Material provided:
________________________
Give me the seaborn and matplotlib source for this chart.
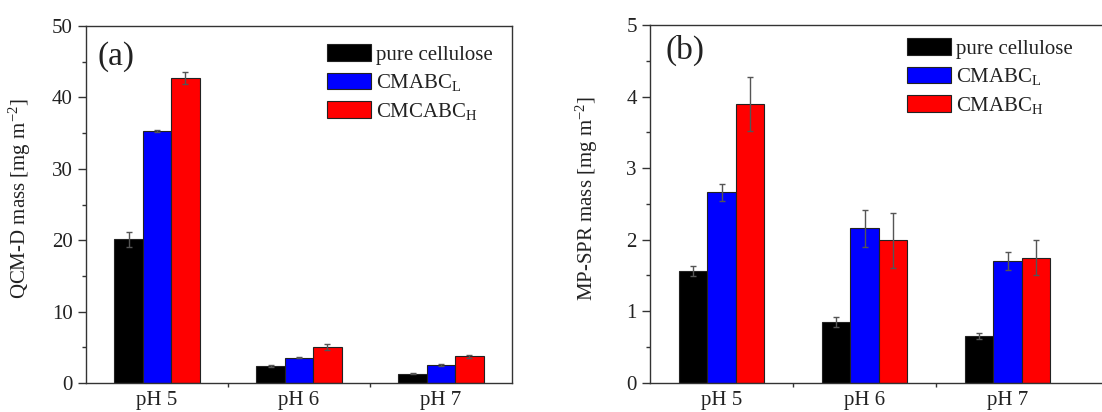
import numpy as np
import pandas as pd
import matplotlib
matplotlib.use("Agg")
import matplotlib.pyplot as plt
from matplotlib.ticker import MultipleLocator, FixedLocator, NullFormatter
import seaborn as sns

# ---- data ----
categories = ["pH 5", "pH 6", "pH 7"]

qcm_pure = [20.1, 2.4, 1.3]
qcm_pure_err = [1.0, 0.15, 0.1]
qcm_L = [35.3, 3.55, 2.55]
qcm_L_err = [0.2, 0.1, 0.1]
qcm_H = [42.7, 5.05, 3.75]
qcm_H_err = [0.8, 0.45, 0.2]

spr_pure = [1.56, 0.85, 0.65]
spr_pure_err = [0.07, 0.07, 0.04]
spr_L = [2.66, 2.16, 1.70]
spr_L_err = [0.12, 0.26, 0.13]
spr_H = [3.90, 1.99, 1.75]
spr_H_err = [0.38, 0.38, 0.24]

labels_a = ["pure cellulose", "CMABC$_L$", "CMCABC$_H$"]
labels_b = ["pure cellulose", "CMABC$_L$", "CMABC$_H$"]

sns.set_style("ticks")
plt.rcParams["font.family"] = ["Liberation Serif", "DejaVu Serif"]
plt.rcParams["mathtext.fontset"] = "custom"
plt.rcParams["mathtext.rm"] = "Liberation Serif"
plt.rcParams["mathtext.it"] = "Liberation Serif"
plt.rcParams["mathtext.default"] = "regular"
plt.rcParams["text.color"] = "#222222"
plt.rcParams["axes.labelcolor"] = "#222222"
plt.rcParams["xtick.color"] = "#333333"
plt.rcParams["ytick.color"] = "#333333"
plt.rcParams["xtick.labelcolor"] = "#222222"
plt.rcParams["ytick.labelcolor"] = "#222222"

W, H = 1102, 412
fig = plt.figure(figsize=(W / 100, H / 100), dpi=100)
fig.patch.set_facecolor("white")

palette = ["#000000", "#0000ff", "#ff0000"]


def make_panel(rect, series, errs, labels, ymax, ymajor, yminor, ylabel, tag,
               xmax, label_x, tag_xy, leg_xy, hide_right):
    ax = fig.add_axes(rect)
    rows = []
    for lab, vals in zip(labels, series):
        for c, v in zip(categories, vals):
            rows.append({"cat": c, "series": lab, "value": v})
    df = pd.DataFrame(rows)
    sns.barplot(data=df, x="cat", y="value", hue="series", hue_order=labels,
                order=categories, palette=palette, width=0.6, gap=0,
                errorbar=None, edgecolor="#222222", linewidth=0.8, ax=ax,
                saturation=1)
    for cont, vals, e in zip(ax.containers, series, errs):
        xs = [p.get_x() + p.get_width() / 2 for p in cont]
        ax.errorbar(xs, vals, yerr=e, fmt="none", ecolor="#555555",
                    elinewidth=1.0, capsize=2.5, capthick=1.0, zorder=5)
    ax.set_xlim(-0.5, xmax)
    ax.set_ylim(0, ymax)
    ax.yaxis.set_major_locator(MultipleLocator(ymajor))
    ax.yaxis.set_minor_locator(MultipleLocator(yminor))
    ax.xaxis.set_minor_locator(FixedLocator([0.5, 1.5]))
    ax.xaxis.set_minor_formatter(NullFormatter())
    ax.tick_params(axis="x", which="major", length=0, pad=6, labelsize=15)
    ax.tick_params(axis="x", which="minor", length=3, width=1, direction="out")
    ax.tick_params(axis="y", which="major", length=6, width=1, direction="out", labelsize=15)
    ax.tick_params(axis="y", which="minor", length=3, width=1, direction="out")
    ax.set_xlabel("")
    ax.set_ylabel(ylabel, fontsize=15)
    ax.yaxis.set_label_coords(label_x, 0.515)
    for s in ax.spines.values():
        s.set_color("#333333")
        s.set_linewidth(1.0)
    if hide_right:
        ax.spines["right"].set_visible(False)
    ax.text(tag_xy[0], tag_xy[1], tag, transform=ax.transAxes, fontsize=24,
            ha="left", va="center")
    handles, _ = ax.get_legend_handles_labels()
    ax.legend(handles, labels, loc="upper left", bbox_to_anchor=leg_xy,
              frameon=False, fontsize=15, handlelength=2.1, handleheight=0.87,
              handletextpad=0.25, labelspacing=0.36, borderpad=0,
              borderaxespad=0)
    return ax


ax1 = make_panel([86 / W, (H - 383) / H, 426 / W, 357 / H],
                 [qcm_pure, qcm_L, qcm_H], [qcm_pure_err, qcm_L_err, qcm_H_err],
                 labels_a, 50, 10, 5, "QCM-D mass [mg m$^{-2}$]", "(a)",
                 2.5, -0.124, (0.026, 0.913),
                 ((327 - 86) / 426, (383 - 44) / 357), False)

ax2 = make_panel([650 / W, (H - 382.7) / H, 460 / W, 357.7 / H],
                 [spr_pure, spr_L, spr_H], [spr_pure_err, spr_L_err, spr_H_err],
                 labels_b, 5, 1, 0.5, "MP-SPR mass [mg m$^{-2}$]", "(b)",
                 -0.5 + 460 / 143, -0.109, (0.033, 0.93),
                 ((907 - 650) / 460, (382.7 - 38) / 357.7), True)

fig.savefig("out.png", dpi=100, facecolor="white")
________________________
Could you repeat all of the material exactly? Pictures should not be copied.

Give me the seaborn and matplotlib source for this chart.
import numpy as np
import pandas as pd
import matplotlib
matplotlib.use("Agg")
import matplotlib.pyplot as plt
from matplotlib.ticker import MultipleLocator, FixedLocator, NullFormatter
import seaborn as sns

# ---- data ----
categories = ["pH 5", "pH 6", "pH 7"]

qcm_pure = [20.1, 2.4, 1.3]
qcm_pure_err = [1.0, 0.15, 0.1]
qcm_L = [35.3, 3.55, 2.55]
qcm_L_err = [0.2, 0.1, 0.1]
qcm_H = [42.7, 5.05, 3.75]
qcm_H_err = [0.8, 0.45, 0.2]

spr_pure = [1.56, 0.85, 0.65]
spr_pure_err = [0.07, 0.07, 0.04]
spr_L = [2.66, 2.16, 1.70]
spr_L_err = [0.12, 0.26, 0.13]
spr_H = [3.90, 1.99, 1.75]
spr_H_err = [0.38, 0.38, 0.24]

labels_a = ["pure cellulose", "CMABC$_L$", "CMCABC$_H$"]
labels_b = ["pure cellulose", "CMABC$_L$", "CMABC$_H$"]

sns.set_style("ticks")
plt.rcParams["font.family"] = ["Liberation Serif", "DejaVu Serif"]
plt.rcParams["mathtext.fontset"] = "custom"
plt.rcParams["mathtext.rm"] = "Liberation Serif"
plt.rcParams["mathtext.it"] = "Liberation Serif"
plt.rcParams["mathtext.default"] = "regular"
plt.rcParams["text.color"] = "#222222"
plt.rcParams["axes.labelcolor"] = "#222222"
plt.rcParams["xtick.color"] = "#333333"
plt.rcParams["ytick.color"] = "#333333"
plt.rcParams["xtick.labelcolor"] = "#222222"
plt.rcParams["ytick.labelcolor"] = "#222222"

W, H = 1102, 412
fig = plt.figure(figsize=(W / 100, H / 100), dpi=100)
fig.patch.set_facecolor("white")

palette = ["#000000", "#0000ff", "#ff0000"]


def make_panel(rect, series, errs, labels, ymax, ymajor, yminor, ylabel, tag,
               xmax, label_x, tag_xy, leg_xy, hide_right):
    ax = fig.add_axes(rect)
    rows = []
    for lab, vals in zip(labels, series):
        for c, v in zip(categories, vals):
            rows.append({"cat": c, "series": lab, "value": v})
    df = pd.DataFrame(rows)
    sns.barplot(data=df, x="cat", y="value", hue="series", hue_order=labels,
                order=categories, palette=palette, width=0.6, gap=0,
                errorbar=None, edgecolor="#222222", linewidth=0.8, ax=ax,
                saturation=1)
    for cont, vals, e in zip(ax.containers, series, errs):
        xs = [p.get_x() + p.get_width() / 2 for p in cont]
        ax.errorbar(xs, vals, yerr=e, fmt="none", ecolor="#555555",
                    elinewidth=1.0, capsize=2.5, capthick=1.0, zorder=5)
    ax.set_xlim(-0.5, xmax)
    ax.set_ylim(0, ymax)
    ax.yaxis.set_major_locator(MultipleLocator(ymajor))
    ax.yaxis.set_minor_locator(MultipleLocator(yminor))
    ax.xaxis.set_minor_locator(FixedLocator([0.5, 1.5]))
    ax.xaxis.set_minor_formatter(NullFormatter())
    ax.tick_params(axis="x", which="major", length=0, pad=6, labelsize=15)
    ax.tick_params(axis="x", which="minor", length=3, width=1, direction="out")
    ax.tick_params(axis="y", which="major", length=6, width=1, direction="out", labelsize=15)
    ax.tick_params(axis="y", which="minor", length=3, width=1, direction="out")
    ax.set_xlabel("")
    ax.set_ylabel(ylabel, fontsize=15)
    ax.yaxis.set_label_coords(label_x, 0.515)
    for s in ax.spines.values():
        s.set_color("#333333")
        s.set_linewidth(1.0)
    if hide_right:
        ax.spines["right"].set_visible(False)
    ax.text(tag_xy[0], tag_xy[1], tag, transform=ax.transAxes, fontsize=24,
            ha="left", va="center")
    handles, _ = ax.get_legend_handles_labels()
    ax.legend(handles, labels, loc="upper left", bbox_to_anchor=leg_xy,
              frameon=False, fontsize=15, handlelength=2.1, handleheight=0.87,
              handletextpad=0.25, labelspacing=0.36, borderpad=0,
              borderaxespad=0)
    return ax


ax1 = make_panel([86 / W, (H - 383) / H, 426 / W, 357 / H],
                 [qcm_pure, qcm_L, qcm_H], [qcm_pure_err, qcm_L_err, qcm_H_err],
                 labels_a, 50, 10, 5, "QCM-D mass [mg m$^{-2}$]", "(a)",
                 2.5, -0.124, (0.026, 0.913),
                 ((327 - 86) / 426, (383 - 44) / 357), False)

ax2 = make_panel([650 / W, (H - 382.7) / H, 460 / W, 357.7 / H],
                 [spr_pure, spr_L, spr_H], [spr_pure_err, spr_L_err, spr_H_err],
                 labels_b, 5, 1, 0.5, "MP-SPR mass [mg m$^{-2}$]", "(b)",
                 -0.5 + 460 / 143, -0.109, (0.033, 0.93),
                 ((907 - 650) / 460, (382.7 - 38) / 357.7), True)

fig.savefig("out.png", dpi=100, facecolor="white")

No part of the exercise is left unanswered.